Learning from Authoritative Security Experiment Results
The 2020 LASER Workshop Call for Partcipation (CfP)
The LASER workshop series (www.laser-workshop.org) focuses on learning from and improving cybersecurity experiment results. The workshop strives to provide a highly interactive, collegial environment for discussing and learning from experimental methodologies, execution, and results. Ultimately, the workshop seeks to foster a dramatic change in the experimental paradigm for cybersecurity research, improving the overall quality and reporting of practiced science.
Each year, the LASER committee chooses a slightly different focus and approach to help the community reach the overall goals of the effort.Past LASER workshops have focused on experimental issues, such as:
- Learning from and reporting of unsuccessful or unanticipated results, leading to a reduction in the repetition of past failures,
- Adequate reporting of experiments, leading to an ability to understand the approach taken and reproduce results, and
- Solid experiment methodologies and execution, leading to reliable, conclusive results.
This year, the LASER workshop invites participation by authors of accepted NDSS papers to come together to explore and discuss the experimental aspects of their work. Conference papers all too often must focus on research results and contain limited discussion of the experimental aspects of the work (maybe a small section with a few paragraphs at the end of the paper). LASER will provide authors the opportunity to focus on the experimental approaches and methodologies used to obtain their results. Specific areas of interest include, but are not limited to, the following:
- Approaches to study design, including hypotheses and research questions
- Experimental methodologies used and/or developed
- Experiment design and instantiation techniques
- Use of simulation, emulation, virtualization, and/or physical testbeds
- Use of general-purpose experimentation infrastructure, such as Emulab and DETER
- Integration of specialized hardware including CPS and IoT devices
- Modeling of human-behavior characteristics
- Software tools used and/or developed to perform experimentation
- Approaches to experiment validation, monitoring, and data collection
- Datasets used and/or developed to perform experimentation
- Analytical techniques used and/or developed to evaluate experimental results
- Development and use of measurements, metrics, and use cases
- Attempts to replicate or reproduce results of earlier research as part of your work
- Intermediate results including possible unsuccessful tests or experiments
- Experimentation artifacts borrowed from and/or shared with the community
Authors should address all the relevant aspects of their experimental approaches and methodologies.
Our goal is to gather a group of authors from 6-8 papers to engage in a discussion of their experimental methodologies. As a group, participants will explore and answer interesting questions such as: “How did you get the results?”, “What can be learned from your methodology?”, and “What did you try that did not succeed before getting to the results you presented?”.

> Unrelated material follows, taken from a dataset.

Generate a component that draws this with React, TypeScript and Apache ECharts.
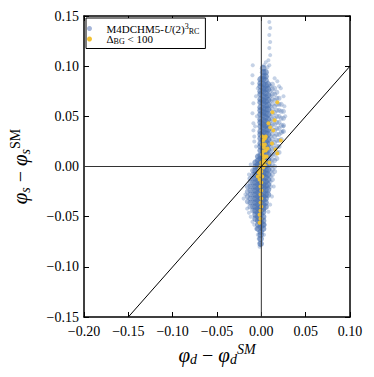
import React, { useEffect, useRef } from 'react';
import * as echarts from 'echarts';

const BLUE = 'M4DCHM5';
const YELLOW = 'DeltaBG';

// x ticks / y ticks
const xMin = -0.2, xMax = 0.1, yMin = -0.15, yMax = 0.15, step = 0.05;

// dense core of the blue cloud (columns: x, list of y)
const coreXs = [-0.0008, 0.002, 0.0048, 0.0075, -0.0035, -0.0065];
const coreYs: number[][] = [
  [0.087, 0.083, 0.080, 0.075, 0.072, 0.067, 0.064, 0.059, 0.056, 0.052, 0.047, 0.044, 0.040, 0.035, 0.032, 0.028, 0.023, 0.020, 0.016, 0.011, 0.008, 0.004, 0.000, -0.005, -0.008, -0.012, -0.017, -0.020, -0.024, -0.029, -0.032, -0.036, -0.041, -0.044, -0.048, -0.053, -0.056, -0.060, -0.065, -0.068, -0.072, -0.077],
  [0.098, 0.094, 0.090, 0.087, 0.082, 0.078, 0.075, 0.070, 0.066, 0.063, 0.058, 0.054, 0.051, 0.046, 0.042, 0.039, 0.034, 0.030, 0.027, 0.022, 0.018, 0.015, 0.010, 0.006, 0.003, -0.002, -0.006, -0.009, -0.014, -0.018, -0.021, -0.026, -0.030, -0.033, -0.038, -0.042, -0.045, -0.050, -0.054, -0.058, -0.062],
  [0.094, 0.090, 0.086, 0.081, 0.077, 0.073, 0.069, 0.065, 0.061, 0.057, 0.053, 0.049, 0.045, 0.041, 0.037, 0.033, 0.029, 0.025, 0.021, 0.017, 0.013, 0.009, 0.005, 0.001, -0.003, -0.007, -0.011, -0.015, -0.019, -0.023, -0.028, -0.032, -0.036, -0.040],
  [0.082, 0.077, 0.071, 0.066, 0.061, 0.057, 0.052, 0.047, 0.042, 0.037, 0.032, 0.027, 0.022, 0.017, 0.012, 0.007, 0.002, -0.003, -0.008, -0.013, -0.018, -0.023, -0.028],
  [0.010, 0.006, 0.002, -0.002, -0.006, -0.010, -0.014, -0.018, -0.022, -0.026, -0.030, -0.034, -0.038, -0.042, -0.046, -0.050, -0.054, -0.058, -0.062],
  [0.004, 0.000, -0.004, -0.008, -0.012, -0.016, -0.020, -0.024, -0.028, -0.032, -0.036, -0.040, -0.044, -0.048, -0.052],
];

// lower-left lobe
const lobeXs = [-0.0095, -0.0125, -0.0155];
const lobeYs: number[][] = [
  [-0.004, -0.008, -0.012, -0.016, -0.020, -0.024, -0.028, -0.032, -0.036, -0.040, -0.044],
  [-0.012, -0.016, -0.020, -0.024, -0.028, -0.032, -0.036, -0.040],
  [-0.020, -0.025, -0.030, -0.035],
];

// right wing (lighter)
const wingXs = [0.010, 0.0125, 0.015, 0.0175, 0.020, 0.0225, 0.025];
const wingYs: number[][] = [
  [0.080, 0.075, 0.070, 0.065, 0.060, 0.055, 0.050, 0.045, 0.040, 0.035, 0.030, 0.025, 0.020, 0.015, 0.010, 0.005, 0.000, -0.005, -0.010, -0.015, -0.020],
  [0.082, 0.077, 0.072, 0.067, 0.062, 0.057, 0.052, 0.047, 0.042, 0.037, 0.032, 0.027, 0.022, 0.017, 0.012, 0.007, 0.002, -0.003, -0.008, -0.013],
  [0.078, 0.072, 0.066, 0.060, 0.054, 0.048, 0.042, 0.036, 0.030, 0.024, 0.018, 0.012, 0.006, 0.000, -0.005],
  [0.074, 0.068, 0.062, 0.056, 0.050, 0.044, 0.038, 0.032, 0.026, 0.020, 0.014, 0.008],
  [0.068, 0.062, 0.056, 0.050, 0.044, 0.038, 0.032, 0.026, 0.020, 0.014],
  [0.062, 0.055, 0.048, 0.041, 0.034, 0.027],
  [0.055, 0.048, 0.041, 0.035],
];

// scattered blue outliers
const blueStray: [number, number][] = [
  [0.009, 0.144], [0.010, 0.138], [0.009, 0.131], [0.010, 0.124], [0.009, 0.118], [0.010, 0.111], [0.008, 0.106], [0.009, 0.101],
  [0.005, 0.104], [0.007, 0.099], [0.003, 0.101],
  [-0.0097, 0.101], [-0.010, 0.091], [-0.010, 0.083], [-0.009, 0.063], [-0.010, 0.053], [-0.009, 0.043], [-0.009, 0.036],
  [-0.008, 0.030], [-0.007, 0.040], [-0.008, 0.025], [-0.006, 0.020], [-0.005, 0.050], [-0.006, 0.070], [-0.004, 0.078],
  [0.018, 0.085], [0.020, 0.080], [0.022, 0.078], [0.015, 0.088], [0.025, 0.070], [0.026, 0.060], [0.027, 0.050], [0.025, 0.040], [0.024, 0.035],
  [-0.018, -0.028], [-0.020, -0.032], [-0.016, -0.042], [-0.014, -0.046], [-0.012, -0.050], [-0.010, -0.055], [-0.008, -0.058],
  [-0.006, -0.062], [-0.004, -0.068], [-0.003, -0.072], [-0.002, -0.076], [-0.002, -0.080], [-0.001, -0.078], [0.003, -0.068],
  [0.004, -0.058], [0.008, -0.045], [0.010, -0.038], [0.012, -0.030], [0.014, -0.020], [-0.014, -0.008], [-0.012, 0.002],
];

// Delta_BG < 100 points
const yellowPts: [number, number][] = [
  [0.001, 0.030], [0.002, 0.026], [0.001, 0.022], [0.003, 0.019], [0.002, 0.015], [0.001, 0.012], [0.003, 0.009], [0.002, 0.006],
  [0.000, 0.004], [0.001, 0.002], [-0.001, 0.000], [0.002, -0.001], [0.004, 0.001], [-0.002, -0.003], [0.000, -0.005], [-0.003, -0.006],
  [-0.001, -0.008], [0.001, -0.010], [-0.004, -0.010], [-0.002, -0.013], [0.000, -0.016], [-0.001, -0.020], [0.000, -0.024],
  [-0.001, -0.028], [0.000, -0.032], [-0.001, -0.036], [0.000, -0.040], [-0.001, -0.044], [-0.002, -0.048], [-0.001, -0.052], [-0.002, -0.056],
  [0.004, 0.028], [0.004, 0.022], [0.005, 0.016], [0.004, 0.010], [0.004, 0.005],
  [0.018, 0.064], [0.0125, 0.054], [0.015, 0.046], [0.010, 0.039], [0.0135, 0.036], [0.008, 0.043], [0.012, 0.023], [0.022, 0.026],
  [0.016, 0.017], [0.018, 0.013], [0.007, 0.018], [0.005, 0.030], [0.006, 0.010], [0.009, 0.004],
];

const diagonal: [number, number][] = [[-0.15, -0.15], [0.1, 0.1]];
const hLine: [number, number][] = [[-0.2, 0], [0.1, 0]];
const vLine: [number, number][] = [[0, -0.15], [0, 0.15]];

const cols = (xs: number[], ys: number[][]) => xs.flatMap((x, i) => ys[i].map((y) => [x, y]));

const FONT = 'Liberation Serif';
const fmt = (v: number) => (Math.abs(v) < 1e-9 ? '0.00' : v.toFixed(2).replace('-', '\u2212'));

export default function App() {
  const ref = useRef<HTMLDivElement>(null);
  useEffect(() => {
    const chart = echarts.init(ref.current!, null, { renderer: 'svg' });
    const axisCommon = {
      type: 'value' as const,
      interval: step,
      axisLine: { show: true, onZero: false, lineStyle: { color: '#000', width: 1.5 } },
      axisTick: { show: true, inside: true, length: 5, lineStyle: { color: '#000', width: 1 } },
      splitLine: { show: false },
    };
    const nameRich = {
      n: { fontFamily: FONT, fontSize: 20, lineHeight: 24, color: '#000' },
      i: { fontFamily: FONT, fontSize: 21, fontStyle: 'italic', lineHeight: 24, color: '#000' },
      sub: { fontFamily: FONT, fontSize: 14, fontStyle: 'italic', lineHeight: 12, verticalAlign: 'bottom', color: '#000' },
      sup: { fontFamily: FONT, fontSize: 14, fontStyle: 'italic', lineHeight: 12, verticalAlign: 'top', color: '#000' },
      supR: { fontFamily: FONT, fontSize: 14, lineHeight: 12, verticalAlign: 'top', color: '#000' },
    };
    const legRich = {
      n: { fontFamily: FONT, fontSize: 11, lineHeight: 13, color: '#000' },
      i: { fontFamily: FONT, fontSize: 11, fontStyle: 'italic', lineHeight: 13, color: '#000' },
      sup: { fontFamily: FONT, fontSize: 8, lineHeight: 7, verticalAlign: 'top', color: '#000' },
      sub: { fontFamily: FONT, fontSize: 8, lineHeight: 7, verticalAlign: 'bottom', color: '#000' },
    };
    chart.setOption({
      animation: false,
      backgroundColor: '#fff',
      grid: { left: 82, top: 16, width: 268, height: 301 },
      legend: {
        orient: 'vertical',
        left: 86,
        top: 18,
        padding: [4, 6, 3, 1],
        itemWidth: 24,
        itemHeight: 5,
        itemGap: -1.5,
        backgroundColor: '#fff',
        borderColor: '#000',
        borderWidth: 1,
        borderRadius: 0,
        icon: 'circle',
        selectedMode: false,
        data: [
          { name: BLUE, itemStyle: { color: '#a6b6da', opacity: 1 } },
          { name: YELLOW, itemStyle: { color: '#f3c232', opacity: 1 } },
        ],
        formatter: (name: string) =>
          name === BLUE ? '{n|M4DCHM5-}{i|U}{n|(2)}{sup|3}{sub|RC}' : '{n|\u0394}{sub|BG}{n| < 100}',
        textStyle: { fontFamily: FONT, fontSize: 11, color: '#000', rich: legRich },
      },
      xAxis: [
        {
          ...axisCommon,
          min: xMin,
          max: xMax,
          position: 'bottom',
          axisLabel: { show: true, margin: 7, fontFamily: FONT, fontSize: 14, color: '#000', formatter: fmt },
          name: '{i|\u03c6}{sub|d}{n| \u2212 }{i|\u03c6}{sub|d}{sup|SM}',
          nameLocation: 'middle',
          nameGap: 20,
          nameTextStyle: { rich: nameRich },
        },
        { ...axisCommon, min: xMin, max: xMax, position: 'top', axisLabel: { show: false } },
      ],
      yAxis: [
        {
          ...axisCommon,
          min: yMin,
          max: yMax,
          position: 'left',
          axisLabel: { show: true, margin: 5, fontFamily: FONT, fontSize: 14, color: '#000', formatter: fmt },
          name: '{i|\u03c6}{sub|s}{n| \u2212 }{i|\u03c6}{sub|s}{supR|SM}',
          nameLocation: 'middle',
          nameGap: 52,
          nameTextStyle: { rich: nameRich },
        },
        { ...axisCommon, min: yMin, max: yMax, position: 'right', axisLabel: { show: false } },
      ],
      series: [
        { name: BLUE, type: 'scatter', data: cols(wingXs, wingYs), symbolSize: 5, itemStyle: { color: '#4c72b0', opacity: 0.35 }, silent: true, z: 2 },
        { name: BLUE, type: 'scatter', data: cols(lobeXs, lobeYs), symbolSize: 5.5, itemStyle: { color: '#4c72b0', opacity: 0.45 }, silent: true, z: 2 },
        { name: BLUE, type: 'scatter', data: blueStray, symbolSize: 4, itemStyle: { color: '#4c72b0', opacity: 0.32 }, silent: true, z: 2 },
        { name: BLUE, type: 'scatter', data: cols(coreXs, coreYs), symbolSize: 6.5, itemStyle: { color: '#4c72b0', opacity: 0.62 }, silent: true, z: 3 },
        { name: YELLOW, type: 'scatter', data: yellowPts, symbolSize: 4, itemStyle: { color: '#f3c232', opacity: 0.95 }, silent: true, z: 4 },
        { type: 'line', data: hLine, symbol: 'none', lineStyle: { color: '#333', width: 1 }, silent: true, z: 5 },
        { type: 'line', data: vLine, symbol: 'none', lineStyle: { color: '#333', width: 1 }, silent: true, z: 5 },
        { type: 'line', data: diagonal, symbol: 'none', lineStyle: { color: '#000', width: 1 }, silent: true, z: 6 },
      ],
    });
    return () => chart.dispose();
  }, []);
  return <div ref={ref} style={{ position: 'fixed', left: 0, top: 0, width: 374, height: 377, background: '#fff' }} />;
}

The LASER committee is not calling for papers at this time. Presentations of work will be by invitation, based on paper submissions to NDSS. LASER will provide authors the opportunity to focus on the experimental aspects of their work, discuss and interact with other workshop participants, and write new published papers that more fully cover the experimental aspects of their work. We invite open participation by others interested in being part of and learning from such discussions. To participate, simply register for the workshop.
Workshop Format
The workshop will be structured as a true “workshop” in the sense that it will focus on discussion and interaction around the topic of experimental methodologies, execution, and results with the goal of encouraging improvements in experimental science in cybersecurity research. Authors should be prepared to lead the group in a discussion of the experimental aspects of their work. Presentations are expected to be interactive with a substantial amount of time devoted to questions and discussion and should be structured accordingly. To promote a high level of interaction, attendance is limited. First preference is given to participating authors. Additional seats are available on a first-come first-served basis.
Workshop Papers
Participants in the LASER Workshop will be strongly encouraged to write new papers on their experimental work. The papers will be published in post-workshop proceedings. The new papers will be driven and guided, in part, by the discussions and interactions, and possibly even new collaborations, forged at the workshop.
Draft papers will be due approximately two months after the workshop. The program committee will review papers and provide notifications and feedback one month after submission. Final camera-ready papers will be due approximately one month later.